===== SOURCE DATA

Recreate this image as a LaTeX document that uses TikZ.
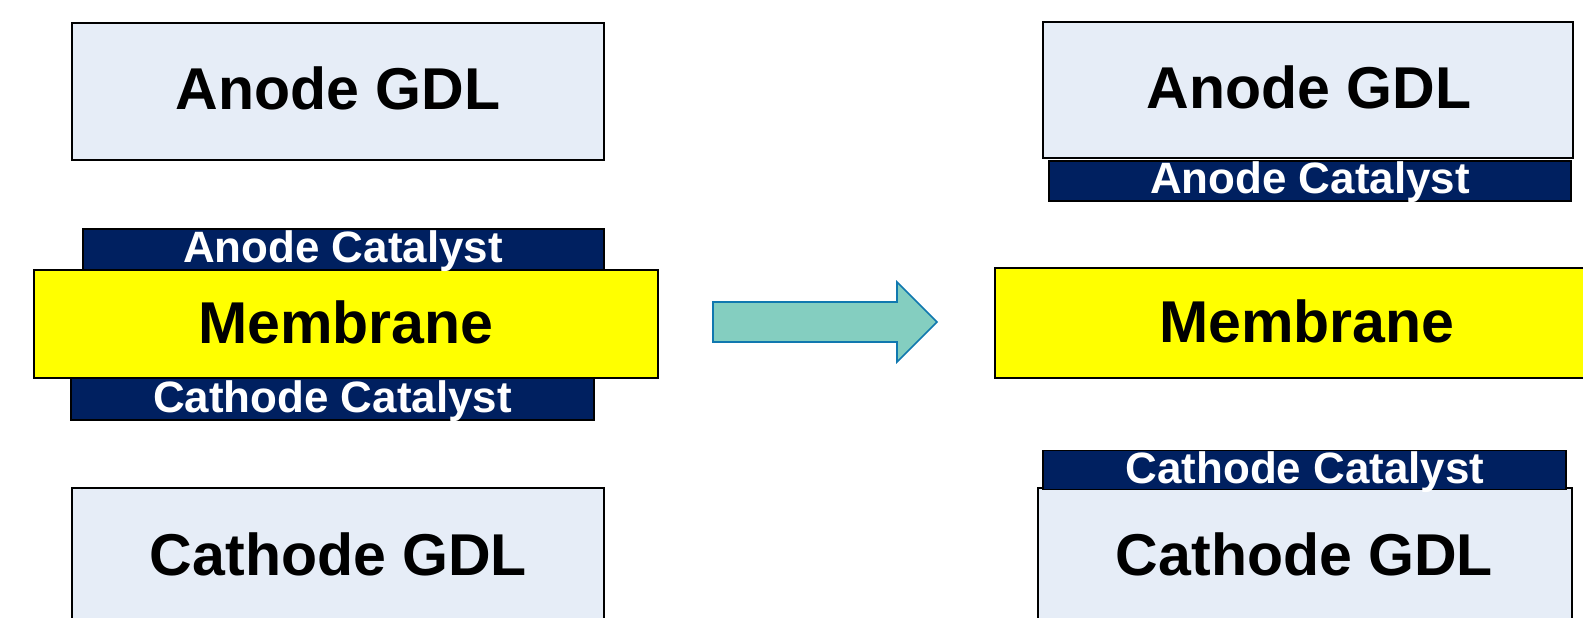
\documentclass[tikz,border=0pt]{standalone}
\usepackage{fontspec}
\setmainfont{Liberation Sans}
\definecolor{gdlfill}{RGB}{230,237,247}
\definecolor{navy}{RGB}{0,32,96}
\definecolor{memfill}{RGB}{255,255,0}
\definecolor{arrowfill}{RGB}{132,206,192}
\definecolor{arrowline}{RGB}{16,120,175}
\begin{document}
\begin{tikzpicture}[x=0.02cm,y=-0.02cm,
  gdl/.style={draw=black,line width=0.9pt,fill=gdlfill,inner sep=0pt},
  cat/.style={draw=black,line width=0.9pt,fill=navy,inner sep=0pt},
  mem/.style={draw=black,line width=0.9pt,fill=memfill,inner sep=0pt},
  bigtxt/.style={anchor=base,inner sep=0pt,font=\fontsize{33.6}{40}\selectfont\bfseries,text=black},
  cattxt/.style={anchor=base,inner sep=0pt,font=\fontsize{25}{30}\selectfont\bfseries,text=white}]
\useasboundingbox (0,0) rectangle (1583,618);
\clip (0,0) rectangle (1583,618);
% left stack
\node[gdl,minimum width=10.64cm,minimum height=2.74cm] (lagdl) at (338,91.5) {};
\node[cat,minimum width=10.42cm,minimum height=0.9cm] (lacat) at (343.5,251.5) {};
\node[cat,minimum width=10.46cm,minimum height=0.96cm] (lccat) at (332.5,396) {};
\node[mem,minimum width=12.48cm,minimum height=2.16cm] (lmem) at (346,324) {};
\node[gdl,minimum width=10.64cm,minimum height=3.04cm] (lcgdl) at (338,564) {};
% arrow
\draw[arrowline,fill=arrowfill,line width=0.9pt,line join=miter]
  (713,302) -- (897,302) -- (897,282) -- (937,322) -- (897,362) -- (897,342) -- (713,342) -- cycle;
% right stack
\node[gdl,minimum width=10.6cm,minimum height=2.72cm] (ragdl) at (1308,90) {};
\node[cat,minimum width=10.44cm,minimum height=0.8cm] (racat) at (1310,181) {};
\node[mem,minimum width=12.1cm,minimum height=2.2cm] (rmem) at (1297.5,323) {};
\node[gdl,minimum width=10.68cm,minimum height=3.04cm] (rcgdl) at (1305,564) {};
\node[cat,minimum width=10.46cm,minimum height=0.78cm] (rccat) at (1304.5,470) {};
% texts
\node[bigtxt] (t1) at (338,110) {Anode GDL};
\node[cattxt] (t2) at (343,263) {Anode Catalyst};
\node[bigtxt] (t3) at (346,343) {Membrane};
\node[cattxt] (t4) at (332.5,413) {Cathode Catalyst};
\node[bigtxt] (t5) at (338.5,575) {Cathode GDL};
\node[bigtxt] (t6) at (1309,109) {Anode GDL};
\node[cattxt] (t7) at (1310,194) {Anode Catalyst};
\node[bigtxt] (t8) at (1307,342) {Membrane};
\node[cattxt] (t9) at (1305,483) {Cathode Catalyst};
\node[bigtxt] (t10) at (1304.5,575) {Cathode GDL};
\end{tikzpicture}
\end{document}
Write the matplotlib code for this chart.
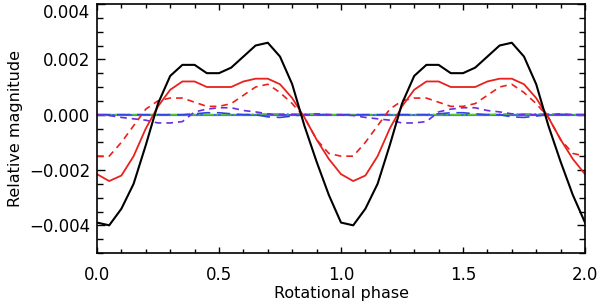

==========

_WHAT YOU WILL DO_:
Excluding the pictures, reproduce every entry exactly as given.

_COMPLETED TASK_:
Recreate this image as a LaTeX document that uses TikZ.
\documentclass[tikz,border=0pt]{standalone}
\usepackage{fontspec}
\setmainfont{Liberation Sans}
\definecolor{gdlfill}{RGB}{230,237,247}
\definecolor{navy}{RGB}{0,32,96}
\definecolor{memfill}{RGB}{255,255,0}
\definecolor{arrowfill}{RGB}{132,206,192}
\definecolor{arrowline}{RGB}{16,120,175}
\begin{document}
\begin{tikzpicture}[x=0.02cm,y=-0.02cm,
  gdl/.style={draw=black,line width=0.9pt,fill=gdlfill,inner sep=0pt},
  cat/.style={draw=black,line width=0.9pt,fill=navy,inner sep=0pt},
  mem/.style={draw=black,line width=0.9pt,fill=memfill,inner sep=0pt},
  bigtxt/.style={anchor=base,inner sep=0pt,font=\fontsize{33.6}{40}\selectfont\bfseries,text=black},
  cattxt/.style={anchor=base,inner sep=0pt,font=\fontsize{25}{30}\selectfont\bfseries,text=white}]
\useasboundingbox (0,0) rectangle (1583,618);
\clip (0,0) rectangle (1583,618);
% left stack
\node[gdl,minimum width=10.64cm,minimum height=2.74cm] (lagdl) at (338,91.5) {};
\node[cat,minimum width=10.42cm,minimum height=0.9cm] (lacat) at (343.5,251.5) {};
\node[cat,minimum width=10.46cm,minimum height=0.96cm] (lccat) at (332.5,396) {};
\node[mem,minimum width=12.48cm,minimum height=2.16cm] (lmem) at (346,324) {};
\node[gdl,minimum width=10.64cm,minimum height=3.04cm] (lcgdl) at (338,564) {};
% arrow
\draw[arrowline,fill=arrowfill,line width=0.9pt,line join=miter]
  (713,302) -- (897,302) -- (897,282) -- (937,322) -- (897,362) -- (897,342) -- (713,342) -- cycle;
% right stack
\node[gdl,minimum width=10.6cm,minimum height=2.72cm] (ragdl) at (1308,90) {};
\node[cat,minimum width=10.44cm,minimum height=0.8cm] (racat) at (1310,181) {};
\node[mem,minimum width=12.1cm,minimum height=2.2cm] (rmem) at (1297.5,323) {};
\node[gdl,minimum width=10.68cm,minimum height=3.04cm] (rcgdl) at (1305,564) {};
\node[cat,minimum width=10.46cm,minimum height=0.78cm] (rccat) at (1304.5,470) {};
% texts
\node[bigtxt] (t1) at (338,110) {Anode GDL};
\node[cattxt] (t2) at (343,263) {Anode Catalyst};
\node[bigtxt] (t3) at (346,343) {Membrane};
\node[cattxt] (t4) at (332.5,413) {Cathode Catalyst};
\node[bigtxt] (t5) at (338.5,575) {Cathode GDL};
\node[bigtxt] (t6) at (1309,109) {Anode GDL};
\node[cattxt] (t7) at (1310,194) {Anode Catalyst};
\node[bigtxt] (t8) at (1307,342) {Membrane};
\node[cattxt] (t9) at (1305,483) {Cathode Catalyst};
\node[bigtxt] (t10) at (1304.5,575) {Cathode GDL};
\end{tikzpicture}
\end{document}
Write the matplotlib code for this chart.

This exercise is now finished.